Comme les contrats à terme ne sont pas utilisés pour le partage des risques, ils peuvent ne pas lisser les revenus des traders ; ils ont donc un impact négatif sur leur rentabilité ajustée au risque. Cependant, cela n'appelle pas nécessairement une réglementation supplémentaire de la part des autorités des marchés financiers. En effet, dans ce modèle, les traders sont supposés être de grande taille, et tous sont affectés négativement, de sorte qu'ils peuvent concevoir des règles par eux-mêmes, par exemple dans le cadre du marché à terme.
Enfin, je montre que le contrat à terme peut se négocier en dessous ou au-dessus de l'actif sous-jacent, sans supposer de coût de stockage ou de taux d'intérêt non nul. Ce qui est surprenant, car un investisseur pourrait alors acheter l'actif le moins cher (sous-jacent ou contrat à terme) et vendre simultanément le plus cher, bloquant ainsi un profit sans risque tout en faisant converger les deux prix. De tels violations de la loi du prix unique sont presque toujours justifiés par le fait que certains opérateurs sont contraints de ne pas négocier sur l'un ou l'autre marché, et par la capacité limitée de ceux qui peuvent négocier sur les deux marchés à exploiter la différence.
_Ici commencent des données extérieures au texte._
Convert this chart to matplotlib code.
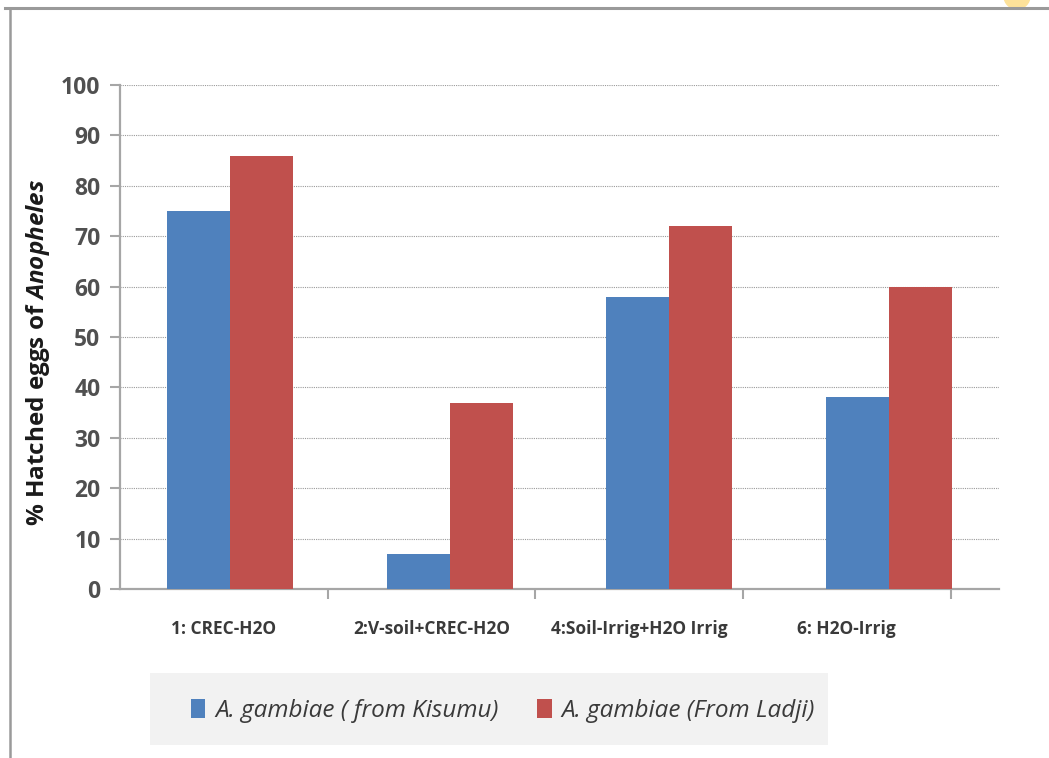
import matplotlib
matplotlib.use("Agg")
import matplotlib.pyplot as plt
from matplotlib.patches import Rectangle, Ellipse
from matplotlib.lines import Line2D
import numpy as np

categories = ["1: CREC-H2O", "2:V-soil+CREC-H2O", "4:Soil-Irrig+H2O Irrig", "6: H2O-Irrig"]
kisumu = [75, 7, 58, 38]
ladji = [86, 37, 72, 60]
series_names = ["A. gambiae ( from Kisumu)", "A. gambiae (From Ladji)"]
y_ticks = list(range(0, 101, 10))

blue = "#4F81BD"
red = "#C0504D"
axis_grey = "#a6a6a6"
text_col = "#3a3a3a"

plt.rcParams["font.family"] = ["Open Sans", "DejaVu Sans"]
plt.rcParams["mathtext.fontset"] = "custom"
plt.rcParams["mathtext.it"] = "Open Sans:italic:bold"

fig = plt.figure(figsize=(10.49, 7.58), dpi=100)
fig.patch.set_facecolor("white")

# screenshot frame
fig.add_artist(Line2D([5 / 1049, 1], [1 - 8 / 758, 1 - 8 / 758], color="#9a9a9a", lw=2.2, transform=fig.transFigure))
fig.add_artist(Line2D([10 / 1049, 10 / 1049], [0, 1 - 8 / 758], color="#9a9a9a", lw=1.8, transform=fig.transFigure))
fig.add_artist(Ellipse((1017 / 1049, 1 + 4 / 758), 26 / 1049, 26 / 758, color="#fde29a", transform=fig.transFigure, zorder=0))

# legend background
fig.add_artist(Rectangle((150 / 1049, 1 - 745 / 758), 678 / 1049, 72 / 758, facecolor="#f2f2f2", edgecolor="none", transform=fig.transFigure))

ax = fig.add_axes([120 / 1049, 1 - 589 / 758, 879 / 1049, 504 / 758])
x = np.arange(len(categories))
w = 0.287
ax.bar(x - w / 2, kisumu, w, color=blue, zorder=3, label=series_names[0])
ax.bar(x + w / 2, ladji, w, color=red, zorder=3, label=series_names[1])

ax.set_xlim(-0.5, len(categories) - 0.5)
ax.set_ylim(0, 100)
ax.set_yticks(y_ticks)
ax.yaxis.grid(True, linestyle=(0, (1, 1)), color="#9a9a9a", lw=0.8, zorder=0)
for s in ["top", "right"]:
    ax.spines[s].set_visible(False)
for s in ["left", "bottom"]:
    ax.spines[s].set_color(axis_grey)
    ax.spines[s].set_linewidth(1.6)

# category axis in the screenshot is slightly compressed relative to the bars
scale = 0.945
label_pos = [-0.5 + scale * (i + 0.5) for i in range(len(categories))]
tick_pos = [-0.5 + scale * (i + 1) for i in range(len(categories))]
ax.set_xticks(tick_pos)
ax.set_xticklabels([""] * len(tick_pos))
ax.set_xticks(label_pos, minor=True)
ax.set_xticklabels(categories, minor=True, fontsize=12.5, fontweight="bold", color=text_col)
ax.tick_params(axis="x", which="major", length=7, width=1.5, color=axis_grey, direction="out")
ax.tick_params(axis="x", which="minor", length=0, pad=22)
ax.tick_params(axis="y", length=7, width=1.5, color=axis_grey, labelsize=16.5, labelcolor="#505050", pad=7)
for lab in ax.get_yticklabels():
    lab.set_fontweight("bold")

ax.set_ylabel("% Hatched eggs of $\\it{Anopheles}$", fontsize=17.5, fontweight="bold", color="#1a1a1a")
ax.yaxis.set_label_coords(-0.077, 0.47)

handles, labels = ax.get_legend_handles_labels()
leg = fig.legend(handles, labels, loc="center", bbox_to_anchor=(503 / 1049, 1 - 711 / 758), ncol=2,
                 frameon=False, handlelength=0.6, handleheight=0.8, handletextpad=0.4, columnspacing=1.6,
                 prop={"style": "italic", "size": 17.5})
for t in leg.get_texts():
    t.set_color(text_col)

fig.savefig("out.png", dpi=100)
Par exemple, dans la théorie de Keynes sur la déportation normale, les spéculateurs achètent des contrats à terme aux producteurs de matières premières et ne peuvent pas négocier sur le marché au comptant. Mais certains négociants en matières premières contemporains font explicitement référence au commerce simultané sur le marché au comptant et à terme comme une source de profit. Si les contraintes commerciales peuvent certainement expliquer une partie des écarts observés, la concurrence imparfaite sur les marchés où il y a de gros négociants pourrait bien être une autre explication valable, comme le suggère ce modèle.